Certainly there have been some artists whose work I have and do admire greatly, but it’s no short list. Plus, my tastes are somewhat eclectic. I’m repelled by bombast, gimmickry and trend. I admire conviction, technical skill, soul, and an aspiration to the seemingly unattainable. Could be a Mark Rothko, could be a self-portrait by Rembrant, could be a Japanese woodblock, could be a Darren Waterston, a Vermeer jewel, or some beautiful work by Julian Hatton that I just saw in NYC. This is no list per se, just examples of this kinds of visual experiences I like.
7. What are the best responses you have had to your work?

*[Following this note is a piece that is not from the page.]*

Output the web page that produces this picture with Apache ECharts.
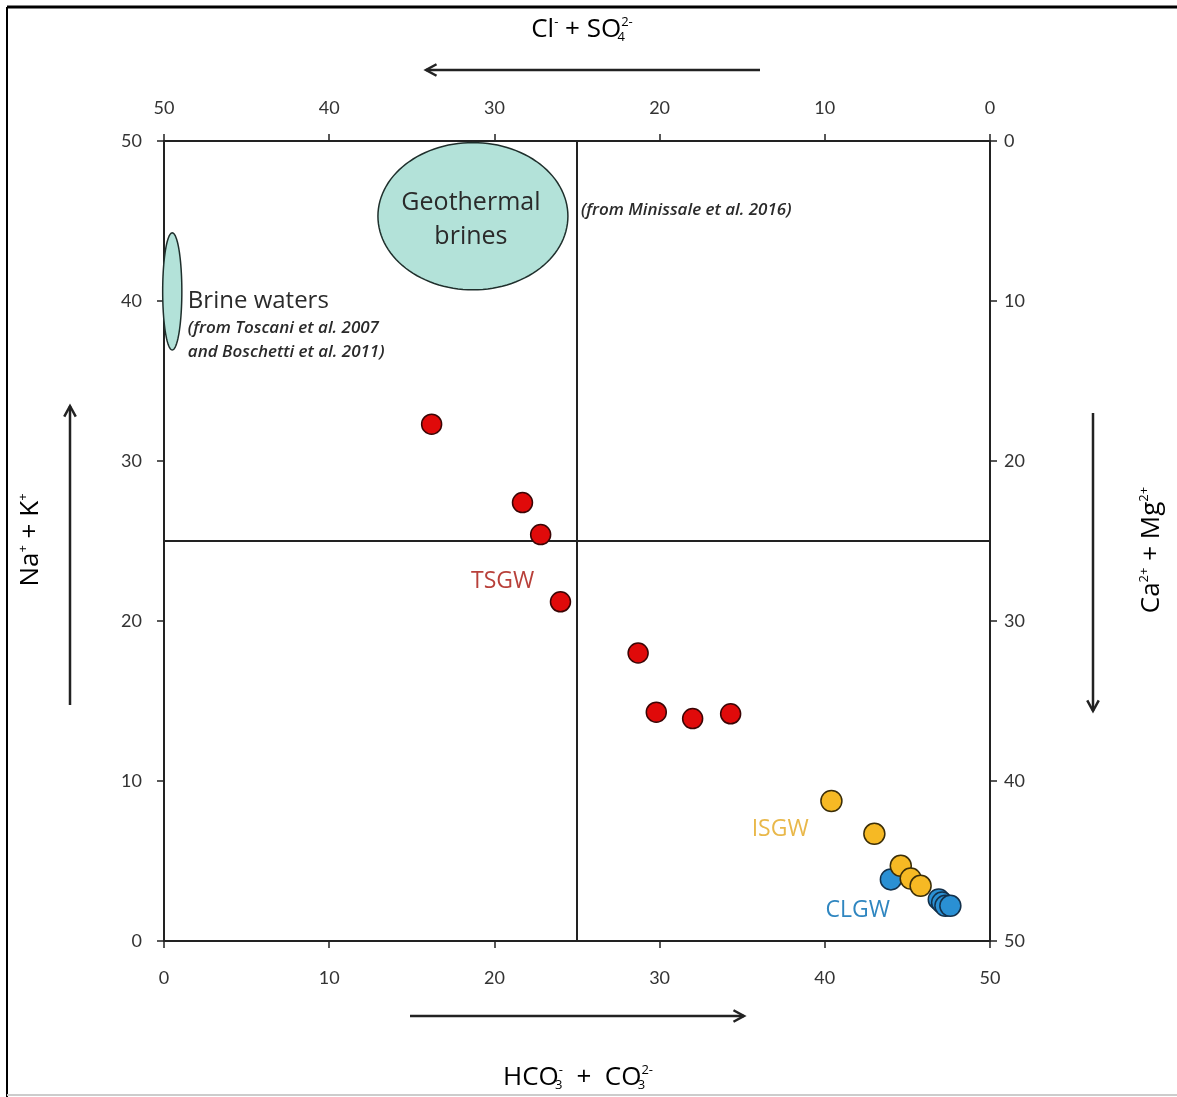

Here’s a good comment from a juror re: some earlier industrial themed work but I think the same qualities still apply now:
“Quite memorably in the brooding images by Nanci Erskine, the viewer senses a vague disquiet, at the same time we are drawn to the vaporous twilit scene- it is as though the artist seeks to transform the industrial wasteland into a Whistlerian “Nocturne.”
8. What do you like about your work?
I like that it constantly challenges me and gives me a reason to keep at it, because there’s always something I can do better. I also like how it can quiet the mind.
9. What advice would you give to other artists?
Don’t settle for easy- Be persistent, be humble – Work hard even when no one is looking.
10. Where do you see yourself in 5-10 years?
I’ll be well into my 70’s in 10 years, which is kind of a shocking thought. Not much time left, so if the joints hold up, I’ll try and keep drawing and painting on some level. I already find myself doing more work on paper- and being more deliberate about how many larger paintings I tackle.